Frequently Asked Questions (FAQ) about Future Value of an Annuity
What is the difference between an ordinary annuity and an annuity due?
An ordinary annuity assumes payments are made at the end of each period, which is what our calculator uses. An annuity due assumes payments are made at the beginning of each period. Annuities due generally have a slightly higher future value because each payment earns interest for one additional period.
How does compounding frequency impact the Future Value of an Annuity?
The more frequently interest is compounded (e.g., monthly vs. annually), the higher the future value will be, assuming the same nominal annual interest rate. This is because interest starts earning interest sooner, leading to slightly faster growth. Our Future Value of an Annuity calculator allows you to compare different frequencies.
Can I use this calculator for irregular payments?
No, this Future Value of an Annuity calculator is designed for a series of equal, regular payments. For irregular payments, you would need to calculate the future value of each individual payment separately and sum them up, or use a more advanced financial modeling tool.
Does the Future Value of an Annuity account for inflation?
The standard formula for the future value of an annuity calculates the nominal future value. It does not automatically adjust for inflation. To understand the real purchasing power of your future value, you would need to apply an inflation adjustment separately.

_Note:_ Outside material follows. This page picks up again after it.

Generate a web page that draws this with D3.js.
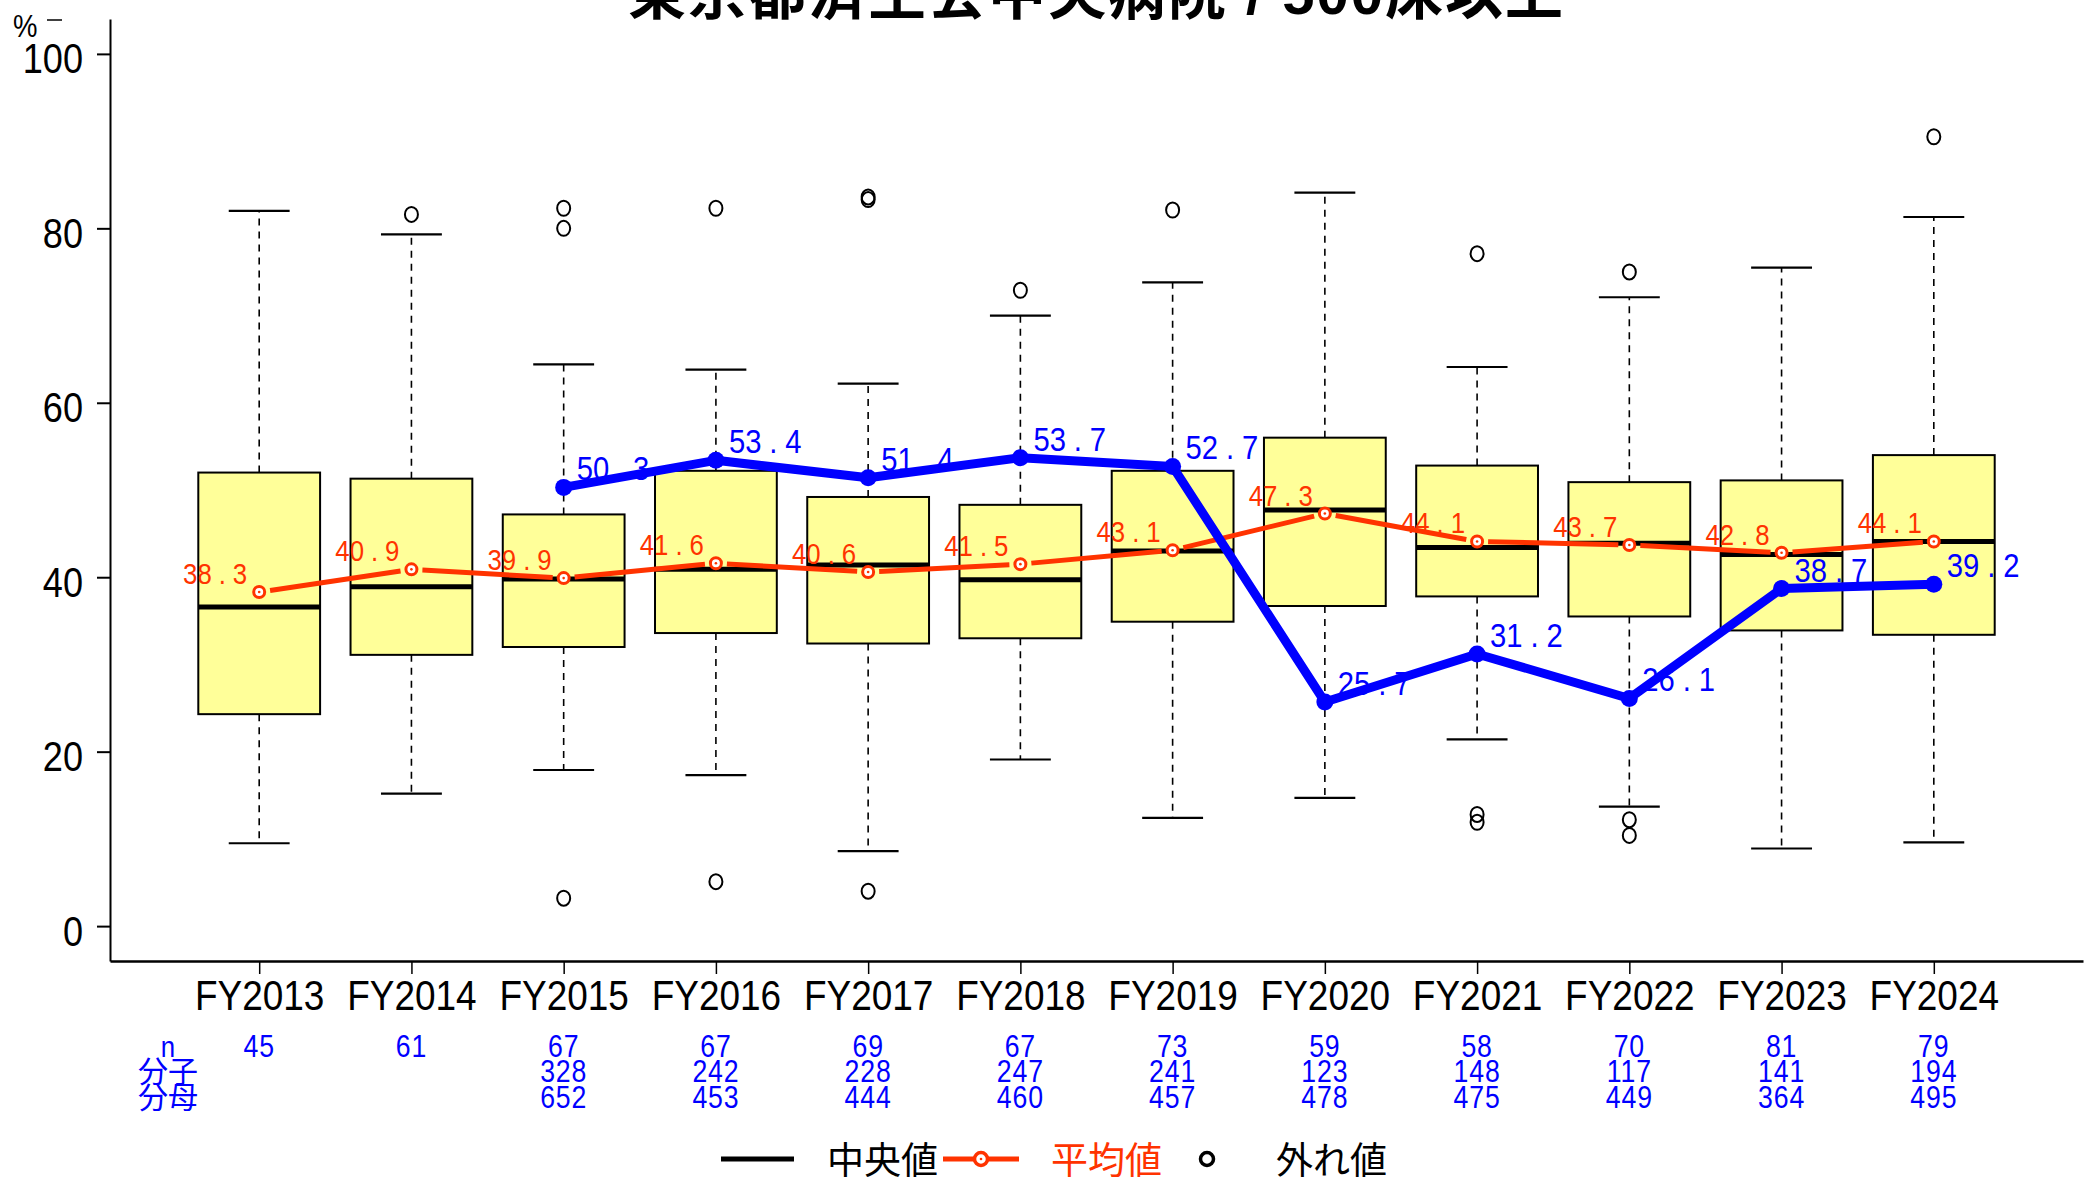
<!DOCTYPE html>
<html>
<head>
<meta charset="utf-8">
<script src="https://cdn.jsdelivr.net/npm/d3@7"></script>
<style>
  html, body { margin: 0; padding: 0; background: #fff; }
  svg { display: block; }
  text { font-family: "Liberation Sans", Arial, "Noto Sans CJK JP", sans-serif; }
  .cjk { font-family: "Liberation Sans", "Noto Sans CJK JP", sans-serif; }
</style>
</head>
<body>
<svg id="chart" width="2089" height="1180"></svg>
<script>
// ---------------- data ----------------
const titleText = "東京都済生会中央病院 / 500床以上";
const categories = ["FY2013","FY2014","FY2015","FY2016","FY2017","FY2018","FY2019","FY2020","FY2021","FY2022","FY2023","FY2024"];
const q1Values      = [24.3, 31.1, 32.0, 33.6, 32.4, 33.0, 34.9, 36.7, 37.8, 35.5, 33.9, 33.4];
const medianValues  = [36.6, 38.9, 39.8, 40.9, 41.4, 39.7, 43.0, 47.7, 43.4, 43.9, 42.6, 44.1];
const q3Values      = [52.0, 51.3, 47.2, 52.2, 49.2, 48.3, 52.2, 56.0, 52.8, 50.9, 51.1, 54.0];
const whiskerLow    = [9.5, 15.2, 17.9, 17.3, 8.6, 19.1, 12.4, 14.7, 21.4, 13.7, 8.9, 9.6];
const whiskerHigh   = [82.0, 79.3, 64.4, 63.8, 62.2, 70.0, 73.8, 84.1, 64.1, 72.1, 75.5, 81.3];
const outlierValues = [[], [81.6], [82.3, 80.0, 3.2], [82.3, 5.1], [83.6, 83.3, 4.0], [72.9], [82.1], [], [77.1, 12.8, 11.9], [75.0, 12.2, 10.4], [], [90.5]];
const meanValues    = [38.3, 40.9, 39.9, 41.6, 40.6, 41.5, 43.1, 47.3, 44.1, 43.7, 42.8, 44.1];
const hospitalValues= [null, null, 50.3, 53.4, 51.4, 53.7, 52.7, 25.7, 31.2, 26.1, 38.7, 39.2];
const nValues       = [45, 61, 67, 67, 69, 67, 73, 59, 58, 70, 81, 79];
const numerValues   = [null, null, 328, 242, 228, 247, 241, 123, 148, 117, 141, 194];
const denomValues   = [null, null, 652, 453, 444, 460, 457, 478, 475, 449, 364, 495];
const yTicks        = [0, 20, 40, 60, 80, 100];
const rowLabels     = ["n", "分子", "分母"];
const legendLabels  = ["中央値", "平均値", "外れ値"];

// ---------------- layout ----------------
const plotLeft = 110, plotRight = 2083, plotTop = 19, plotBottom = 961;
const BLUE = "#0000ff", RED = "#ff3300", BOXFILL = "#ffff99";
const SX = 0.86; // horizontal squeeze to mimic the narrow Latin face

const svg = d3.select("#chart");

const x = d3.scalePoint().domain(categories).range([plotLeft, plotRight]).padding(0.98);
const step = x.step();
const y = d3.scaleLinear().domain([-4, 104]).range([plotBottom, plotTop]);

function narrowAt(sel, tx, ty) {
  return sel.attr("x", 0).attr("y", 0).attr("dy", 0)
    .attr("transform", `translate(${tx},${ty}) scale(${SX},1)`);
}

// ---------------- title ----------------
svg.append("text").attr("class", "cjk")
  .attr("x", (plotLeft + plotRight) / 2).attr("y", 14)
  .attr("text-anchor", "middle").attr("font-size", 58).attr("font-weight", "bold")
  .attr("letter-spacing", 2)
  .text(titleText);

// ---------------- axes ----------------
const yAxis = svg.append("g").attr("transform", `translate(${plotLeft},0)`)
  .call(d3.axisLeft(y).tickValues(yTicks).tickSize(13).tickSizeOuter(0));
yAxis.select(".domain").attr("stroke-width", 2);
yAxis.selectAll(".tick line").attr("stroke-width", 2);
yAxis.selectAll(".tick text").attr("font-size", 42).attr("fill", "#000")
  .each(function () { narrowAt(d3.select(this), -27, 19); });

const xAxis = svg.append("g").attr("transform", `translate(0,${plotBottom})`)
  .call(d3.axisBottom(x).tickSize(13).tickSizeOuter(0));
xAxis.select(".domain").attr("stroke-width", 2.5);
xAxis.selectAll(".tick line").attr("stroke-width", 1.5);
xAxis.selectAll(".tick text").attr("font-size", 43).attr("fill", "#000")
  .each(function () { narrowAt(d3.select(this), 0, 49); });

// "%" unit label
narrowAt(svg.append("text").attr("font-size", 32).text("%"), 13, 37);
svg.append("line").attr("x1", 47).attr("x2", 62).attr("y1", 20).attr("y2", 20).attr("stroke", "#000").attr("stroke-width", 1.5);

// ---------------- boxplots ----------------
const boxW = step * 0.8, capW = step * 0.4;
const boxes = svg.append("g");
categories.forEach((c, i) => {
  const cx = x(c);
  const g = boxes.append("g");
  g.append("line").attr("x1", cx).attr("x2", cx).attr("y1", y(q3Values[i])).attr("y2", y(whiskerHigh[i]))
    .attr("stroke", "#000").attr("stroke-width", 1.6).attr("stroke-dasharray", "7,6");
  g.append("line").attr("x1", cx).attr("x2", cx).attr("y1", y(q1Values[i])).attr("y2", y(whiskerLow[i]))
    .attr("stroke", "#000").attr("stroke-width", 1.6).attr("stroke-dasharray", "7,6");
  [whiskerHigh[i], whiskerLow[i]].forEach(v => {
    g.append("line").attr("x1", cx - capW / 2).attr("x2", cx + capW / 2).attr("y1", y(v)).attr("y2", y(v))
      .attr("stroke", "#000").attr("stroke-width", 2.2);
  });
  g.append("rect").attr("x", cx - boxW / 2).attr("width", boxW)
    .attr("y", y(q3Values[i])).attr("height", y(q1Values[i]) - y(q3Values[i]))
    .attr("fill", BOXFILL).attr("stroke", "#000").attr("stroke-width", 2);
  g.append("line").attr("x1", cx - boxW / 2).attr("x2", cx + boxW / 2)
    .attr("y1", y(medianValues[i])).attr("y2", y(medianValues[i]))
    .attr("stroke", "#000").attr("stroke-width", 5);
  outlierValues[i].forEach(v => {
    g.append("ellipse").attr("cx", cx).attr("cy", y(v)).attr("rx", 6.5).attr("ry", 7.5)
      .attr("fill", "none").attr("stroke", "#000").attr("stroke-width", 2);
  });
});

// ---------------- value label helper ----------------
function valueLabel(sel, v) {
  const s = v.toFixed(1).split(".");
  sel.append("tspan").text(s[0]);
  sel.append("tspan").attr("dx", "0.27em").text(".");
  sel.append("tspan").attr("dx", "0.27em").text(s[1]);
}

// ---------------- mean line (red) ----------------
const meanG = svg.append("g");
categories.forEach((c, i) => {
  const t = meanG.append("text").attr("text-anchor", "end").attr("font-size", 30).attr("fill", RED);
  valueLabel(t, meanValues[i]);
  narrowAt(t, x(c) - 12, y(meanValues[i]) - 8);
});
const gap = 11;
for (let i = 0; i < categories.length - 1; i++) {
  const x1 = x(categories[i]), y1 = y(meanValues[i]);
  const x2 = x(categories[i + 1]), y2 = y(meanValues[i + 1]);
  const len = Math.hypot(x2 - x1, y2 - y1);
  const ux = (x2 - x1) / len, uy = (y2 - y1) / len;
  meanG.append("line")
    .attr("x1", x1 + ux * gap).attr("y1", y1 + uy * gap)
    .attr("x2", x2 - ux * gap).attr("y2", y2 - uy * gap)
    .attr("stroke", RED).attr("stroke-width", 5);
}
categories.forEach((c, i) => {
  meanG.append("circle").attr("cx", x(c)).attr("cy", y(meanValues[i])).attr("r", 5.5)
    .attr("fill", "#fff").attr("stroke", RED).attr("stroke-width", 3);
  meanG.append("circle").attr("cx", x(c)).attr("cy", y(meanValues[i])).attr("r", 1.3).attr("fill", RED);
});

// ---------------- hospital line (blue) ----------------
const hospG = svg.append("g");
categories.forEach((c, i) => {
  if (hospitalValues[i] == null) return;
  const t = hospG.append("text").attr("font-size", 34).attr("fill", BLUE);
  valueLabel(t, hospitalValues[i]);
  narrowAt(t, x(c) + 13, y(hospitalValues[i]) - 7);
});
const hospLine = d3.line().defined(d => d.v != null).x(d => x(d.c)).y(d => y(d.v));
const hospData = categories.map((c, i) => ({ c, v: hospitalValues[i] }));
hospG.append("path").datum(hospData).attr("d", hospLine)
  .attr("fill", "none").attr("stroke", BLUE).attr("stroke-width", 9).attr("stroke-linejoin", "round");
hospG.selectAll("circle").data(hospData.filter(d => d.v != null)).join("circle")
  .attr("cx", d => x(d.c)).attr("cy", d => y(d.v)).attr("r", 8.5).attr("fill", BLUE);

// ---------------- n / 分子 / 分母 rows ----------------
const rowY = [1057, 1082, 1108];
const rows = [nValues, numerValues, denomValues];
const tableG = svg.append("g").attr("fill", BLUE);
rowLabels.forEach((lab, r) => {
  const lt = tableG.append("text").attr("class", "cjk").attr("x", 168).attr("y", rowY[r])
    .attr("text-anchor", "middle").attr("font-size", 30).text(lab);
  if (r === 0) narrowAt(lt, 168, rowY[r]);
  categories.forEach((c, i) => {
    if (rows[r][i] == null) return;
    const t = tableG.append("text").attr("text-anchor", "middle").attr("font-size", 31)
      .attr("letter-spacing", 1).text(rows[r][i]);
    narrowAt(t, x(c), rowY[r]);
  });
});

// ---------------- legend ----------------
const legY = 1159, legBase = 1174;
const leg = svg.append("g");
leg.append("line").attr("x1", 721).attr("x2", 794).attr("y1", legY).attr("y2", legY)
  .attr("stroke", "#000").attr("stroke-width", 5);
leg.append("text").attr("class", "cjk").attr("x", 827).attr("y", legBase).attr("font-size", 37).text(legendLabels[0]);
leg.append("line").attr("x1", 943).attr("x2", 1019).attr("y1", legY).attr("y2", legY)
  .attr("stroke", RED).attr("stroke-width", 5);
leg.append("circle").attr("cx", 981).attr("cy", legY).attr("r", 6.5)
  .attr("fill", "#fff").attr("stroke", RED).attr("stroke-width", 3.5);
leg.append("circle").attr("cx", 981).attr("cy", legY).attr("r", 1.3).attr("fill", RED);
leg.append("text").attr("class", "cjk").attr("x", 1051).attr("y", legBase).attr("font-size", 37).attr("fill", RED).text(legendLabels[1]);
leg.append("circle").attr("cx", 1207).attr("cy", legY).attr("r", 6.5)
  .attr("fill", "none").attr("stroke", "#000").attr("stroke-width", 3.5);
leg.append("text").attr("class", "cjk").attr("x", 1276).attr("y", legBase).attr("font-size", 37).text(legendLabels[2]);
</script>
</body>
</html>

What is considered a “good” interest rate for an annuity?
A “good” interest rate depends heavily on market conditions, the type of investment, and the associated risk. Low-risk savings accounts might offer 1-2%, while diversified stock market investments might historically average 7-10% (though with higher volatility). Always consider your risk tolerance when projecting returns for your future value of an annuity.
How can I maximize my annuity’s future value?
To maximize your Future Value of an Annuity, focus on three key areas: 1) Increase your periodic payment amount, 2) Start saving as early as possible to leverage time and compounding, and 3) Seek investments with higher (but realistic) annual interest rates, while being mindful of risk and fees.
Is the Future Value of an Annuity taxable?
The interest earned on an annuity is generally taxable. However, the timing and type of taxation depend on the specific account type. For example, contributions to a Roth IRA grow tax-free and withdrawals are tax-free in retirement, while traditional IRA contributions are tax-deductible, but withdrawals are taxed. Consult a financial advisor for personalized tax advice regarding your future value of an annuity.
What are the limitations of this Future Value of an Annuity calculator?
This calculator assumes fixed, regular payments and a constant interest rate. It does not account for inflation, taxes, fees, or changes in payment amounts or interest rates over time. It provides a strong estimate but should be used as a planning tool, not a guarantee of future returns.